February 20, 2017

First, a review of last week’s forecast:

  • Recall that when predicting the future of EUR/USD, the vast majority of analysts, supported by indicators, voted in favour of the continuation of the downtrend and the decline of the pair to the 1.0500 zone. That was what happened: for the entire first half of the week the pair moved southwards, reaching the horizon of 1.0520. Then, helped by the Chair of the US Federal Reserve, whose speech was called boring by some, the pair reversed and rose by 150 points. Then the bulls' strength was exhausted, and, having lost 70 points, the pair finished the week almost where it started: in the vicinity of a strong medium-term support / resistance level in the 1.0610 area;
  • The forecast for GBP/USD also came almost entirely true. Here, the bears were supported not just by analysts and indicators, but also by graphical analysis. According to their shared opinion, the pair was supposed to initially go down to 1.2410 and then to 1.2350. At the same time, one third of experts suggested that, reaching the bottom at 1.2350, the pair would then proceed to a sideways movement in the 1.2350-1.2550 range. If you look at the chart, it is clear that all that has ended up, albeit with a permissible sway of 20-25 points;
  • The opinion of both analysts, and technical analysis on the behaviour of USD/JPY was very vague last week. However, almost 70% of experts claimed that in the medium term, the pair would go up to 115.00. This is exactly what the pair did, although it did so earlier than expected: it had already reached the height of 114.95 on Wednesday. Then, just like the euro/dollar, it returned to this year's strong support/resistance level in the 112.60 area;
  • The forecast for USD/CHF was also very accurate and 100% confirmed the unanimous opinion of 100% of analysts and technical analysis. Mirroring the behaviour of EUR/USD, the pair reached the goal, the height of 1.0100, in the middle of the week and then proceeded to the milestone level of 1.0000.

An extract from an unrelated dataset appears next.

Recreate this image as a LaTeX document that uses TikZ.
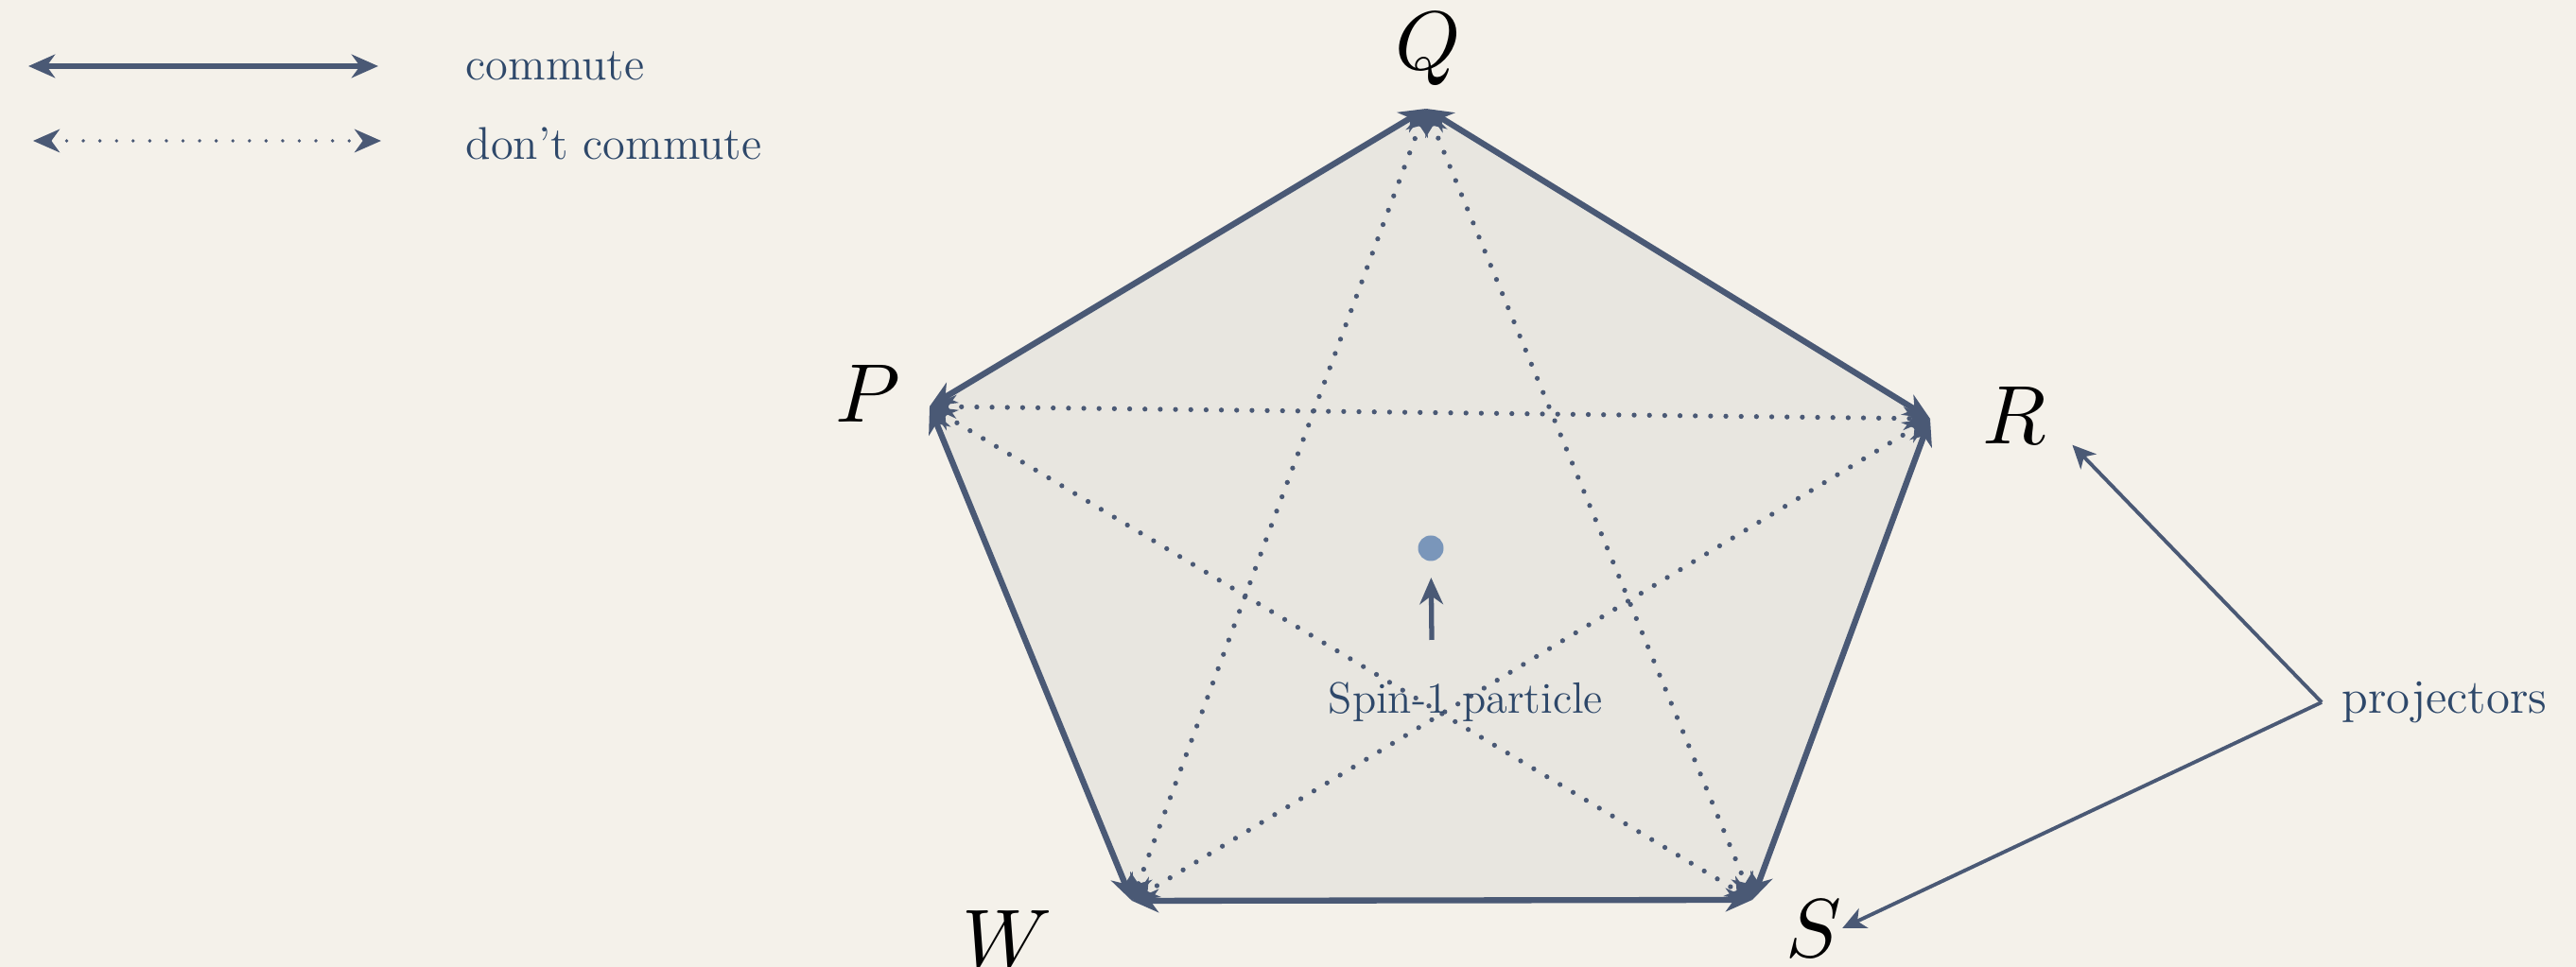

Forecast for the coming week:

Summarizing the views of a number of analysts from leading banks and brokerage firms, as well as the forecasts made on the basis of a wide variety of technical and graphical analysis methods, we can say the following:

  • The next week's economic calendar is not marked by any particularly important event. Perhaps that is why expert opinions on the behaviour of EUR/USD are almost equally divided: one third predict the growth of the pair, another third predict a lateral trend and the last third suggest its fall. The latter are actively supported by graphical analysis on H4. According to this analysis, the pair should once again test the bottom at 1.0500, after which it may turn and rise to the resistance of 1.0850. As for the medium-term forecast, the picture is quite different: more than 70% of analysts actively supported by trend indicators and oscillators on D1 predict the strengthening of the dollar and the fall of the pair. The parity zone at the level of 1.0000 is named as a key target;
  • A similar pattern is observed for GBP/USD. Here, 65% analysts, graphical analysis and more than 90% of indicators stand on the side of the bears. According to their forecast, the pair is expected to fall to the lower bound of the major side corridor 1.1985-1.2720, where it has been located ever since October 2016. For this to happen, however, it first has to overcome support at the level of the central line of the channel, which is 1.2345. This could delay its descent for a few days. In this case, a rebound of the pair to the resistance of 1.2550 is possible;

Forex Forecast for EURUSD, GBPUSD, USDJPY, and USDCHF for 20 - 24 February 20171 

  • The opinions of analysts and indicators about the future of USD/JPY have radically diverged. Whilst the former expect the pair to grow, the latter are confident that it will fall. The compromise option is the side corridor in the 112.40-115.00 range, this view being offered by graphical analysis on D1. The next support will be at 111.60, and the resistance will be 116.50;
  • As for the last pair of our review, USD/CHF, both experts and technical analysis expect a strengthening of the bearish sentiment and the transition of the pair to a sideways trend in the 0.9960-1.0050 channel. In the event it breaks the lower border of the channel, it is possible that the pair will go down to the 0.9870-0.9900 area. As for the medium-term objectives, 75% of analysts still expect the pair to rise to the height of 1.0330.